Church in Nigeria founded in 2012

Celebration Church International (also known as CCI) is an international orthodox and charismatic Christian denomination headquartered in Lagos, Nigeria. It was founded by Emmanuel Iren and has several branches located in Nigeria, the United Kingdom, United States and Canada.

== History ==
Celebration Church International first started as a campus youth fellowship called "Triumphal Youth Fellowship" in Covenant University, Ota, Ogun State. The fellowship was founded in 2008, and was led by Emmanuel Iren while he was an undergraduate student at the university.

In November 2012, the church was officially established and inaugurated. Two years after, in 2014, the church was renamed from Life Triumphal Church to Celebration Church International.

The church's first branch was in opened in Ikotun, Lagos. With time, Celebration Church International was moved to Ikeja and later expanded to other parts of the world.

== Locations ==
Celebration Church International has over 54 campuses worldwide. There are over 30 campuses in different cities in Nigeria including Lagos, Abuja, Port Harcourt, Abeokuta, Uyo, Warri, Ife, Akure, Enugu, and Ibadan. Its headquarters is located in Ikeja, Lagos State, Nigeria.

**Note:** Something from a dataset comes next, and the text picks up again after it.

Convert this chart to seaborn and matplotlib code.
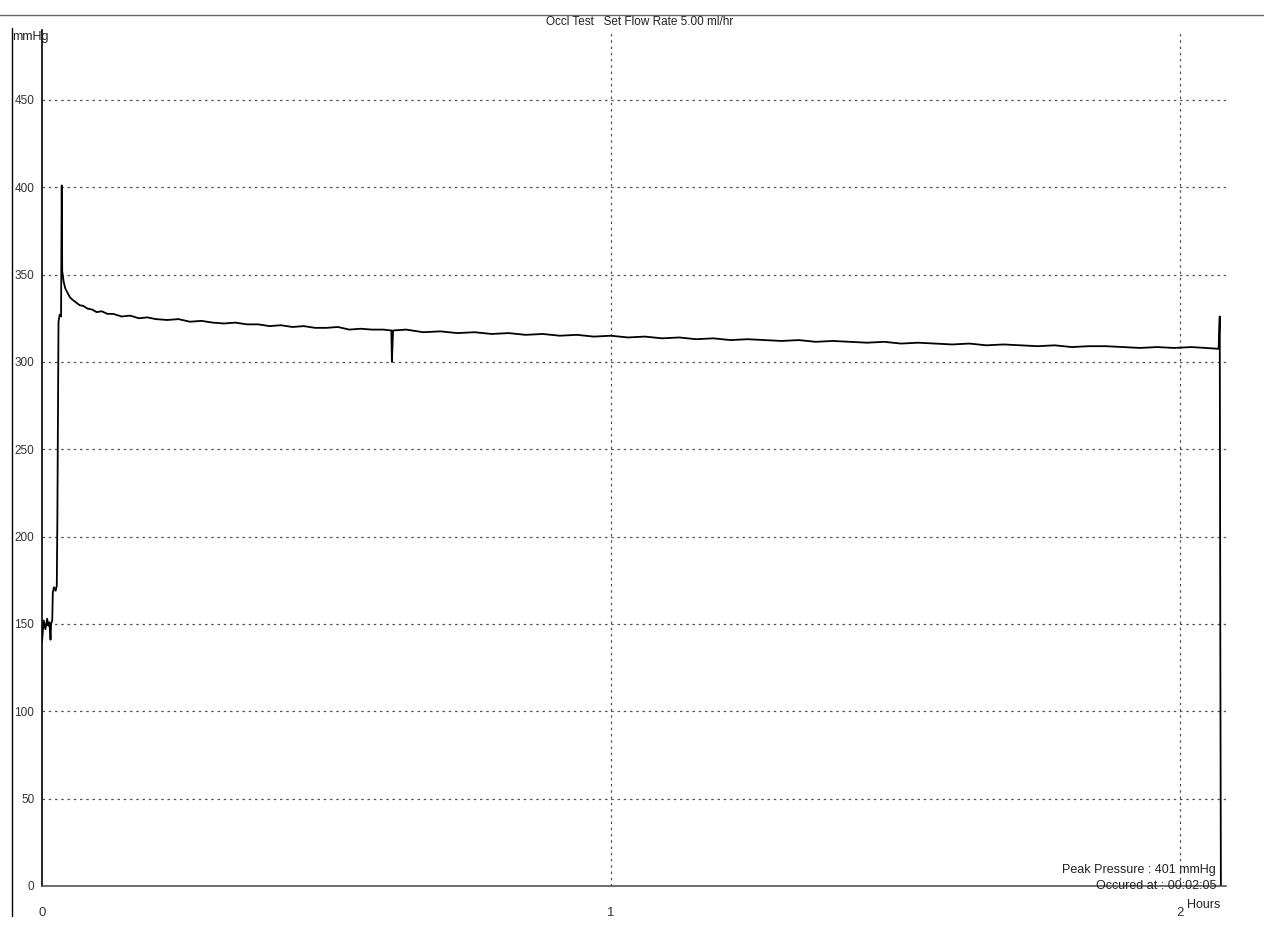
import matplotlib
matplotlib.use('Agg')
import matplotlib.pyplot as plt
from matplotlib.lines import Line2D
import seaborn as sns
import pandas as pd

# occlusion test trace (time in hours, pressure in mmHg)
hours = [0.000, 0.003, 0.006, 0.009, 0.011, 0.013, 0.015, 0.016, 0.018,
         0.019, 0.021, 0.024, 0.026, 0.027, 0.029, 0.031, 0.0335, 0.0347,
         0.0355, 0.038, 0.041, 0.045, 0.049, 0.054, 0.060, 0.066, 0.073,
         0.080, 0.088, 0.096, 0.105, 0.115, 0.125, 0.14, 0.155, 0.17, 0.185,
         0.20, 0.22, 0.24, 0.26, 0.28, 0.30, 0.32, 0.34, 0.36, 0.38, 0.40,
         0.42, 0.44, 0.46, 0.48, 0.50, 0.52, 0.54, 0.56, 0.58, 0.60, 0.614,
         0.615, 0.617, 0.64, 0.67, 0.70, 0.73, 0.76, 0.79, 0.82, 0.85, 0.88,
         0.91, 0.94, 0.97, 1.00, 1.03, 1.06, 1.09, 1.12, 1.15, 1.18, 1.21,
         1.24, 1.27, 1.30, 1.33, 1.36, 1.39, 1.42, 1.45, 1.48, 1.51, 1.54,
         1.57, 1.60, 1.63, 1.66, 1.69, 1.72, 1.75, 1.78, 1.81, 1.84, 1.87,
         1.90, 1.93, 1.96, 1.99, 2.02, 2.045, 2.068, 2.070, 2.071, 2.072]
pressure = [140, 152, 147, 153, 149, 151, 141, 150, 152,
            168, 171, 169, 172, 210, 323, 327, 326, 401,
            352, 346, 342, 339.5, 337, 335.5, 334, 332.5, 332,
            330.5, 330, 328.5, 329, 327.5, 327.5, 326, 326.5, 325, 325.5,
            324.5, 324, 324.5, 323, 323.5, 322.5, 322, 322.5, 321.5, 321.5, 320.5,
            321, 320, 320.5, 319.5, 319.5, 320, 318.5, 319, 318.5, 318.5, 318,
            300, 318, 318.5, 317, 317.5, 316.5, 317, 316, 316.5, 315.5, 316,
            315, 315.5, 314.5, 315, 314, 314.5, 313.5, 314, 313, 313.5, 312.5,
            313, 312.5, 312, 312.5, 311.5, 312, 311.5, 311, 311.5, 310.5, 311,
            310.5, 310, 310.5, 309.5, 310, 309.5, 309, 309.5, 308.5, 309, 309,
            308.5, 308, 308.5, 308, 308.5, 308, 307.5, 326, 140, 0]

y_ticks = [0, 50, 100, 150, 200, 250, 300, 350, 400, 450]
x_ticks = [0, 1, 2]

df = pd.DataFrame({'hours': hours, 'pressure': pressure})

sns.set_style('white')
plt.rcParams['font.family'] = ['Liberation Sans', 'DejaVu Sans']

fig = plt.figure(figsize=(12.64, 9.31), dpi=100)
ax = fig.add_axes([42 / 1264, 45 / 931, (1226 - 42) / 1264, (886 - 30) / 931])

sns.lineplot(data=df, x='hours', y='pressure', ax=ax, color='black',
             linewidth=1.3, estimator=None, sort=False)

ax.set_xlim(0, 2.081)
ax.set_ylim(0, 490)
ax.set_yticks(y_ticks)
ax.set_xticks(x_ticks)
ax.set_xlabel('')
ax.set_ylabel('')
ax.tick_params(axis='y', labelsize=8.5, length=3.5, width=0.8, color='black',
               labelcolor='#333333', direction='out', pad=2)
ax.tick_params(axis='x', labelsize=9.5, length=5, width=0.8, color='black',
               labelcolor='#333333', direction='out', pad=10)

# dotted grid like the printout
for y in y_ticks[1:]:
    ax.axhline(y, color='#555555', linestyle=(0, (2, 3)), linewidth=0.9, zorder=0)
for x in x_ticks[1:]:
    ax.axvline(x, color='#555555', linestyle=(0, (2, 3)), linewidth=0.9, zorder=0)

for side in ['top', 'right']:
    ax.spines[side].set_visible(False)
ax.spines['left'].set_color('black')
ax.spines['left'].set_linewidth(1.2)
ax.spines['bottom'].set_color('#555555')
ax.spines['bottom'].set_linewidth(1.2)

fig.text(640 / 1264, 1 - 22 / 931, 'Occl Test   Set Flow Rate 5.00 ml/hr',
         ha='center', va='center', fontsize=8.5, color='#222222')
fig.text(12 / 1264, 1 - 37 / 931, 'mmHg', ha='left', va='center',
         fontsize=9, color='#222222')
fig.text(1220 / 1264, 1 - 905 / 931, 'Hours', ha='right', va='center',
         fontsize=9, color='#222222')
fig.text(1216 / 1264, 1 - 870 / 931, 'Peak Pressure : 401 mmHg', ha='right',
         va='center', fontsize=9, color='#222222')
fig.text(1216 / 1264, 1 - 886 / 931, 'Occured at : 00:02:05', ha='right',
         va='center', fontsize=9, color='#222222')

# outer frame of the printout
fig.add_artist(Line2D([0, 1], [1 - 15 / 931, 1 - 15 / 931], color='#666666',
                      linewidth=1.0, transform=fig.transFigure))
fig.add_artist(Line2D([12 / 1264, 12 / 1264], [1 - 28 / 931, 1 - 916 / 931],
                      color='black', linewidth=1.0, transform=fig.transFigure))

fig.savefig('out.png', dpi=100)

Celebration Church International also has nine campuses located in the United Kingdom, three in London (CCI West London, CCI South East London and CCI East London), two in Birmingham (Birmingham Central and Birmingham West), two in Greater Manchester (Manchester and Bolton), one in Coventry and one in Glasgow, Scotland. There are eight campuses in Canada (Toronto, Winnipeg, Hamilton, Calgary, Barrie, Oshawa, Edmonton and Ottawa) and four campuses in the United States(Dallas, DMV, Boston and Austin).

== Beliefs ==
The theological standing of the church is Orthodox but the ministry is yet Charismatic. The church's website outlines that it believes in the death, burial, and resurrection of Christ.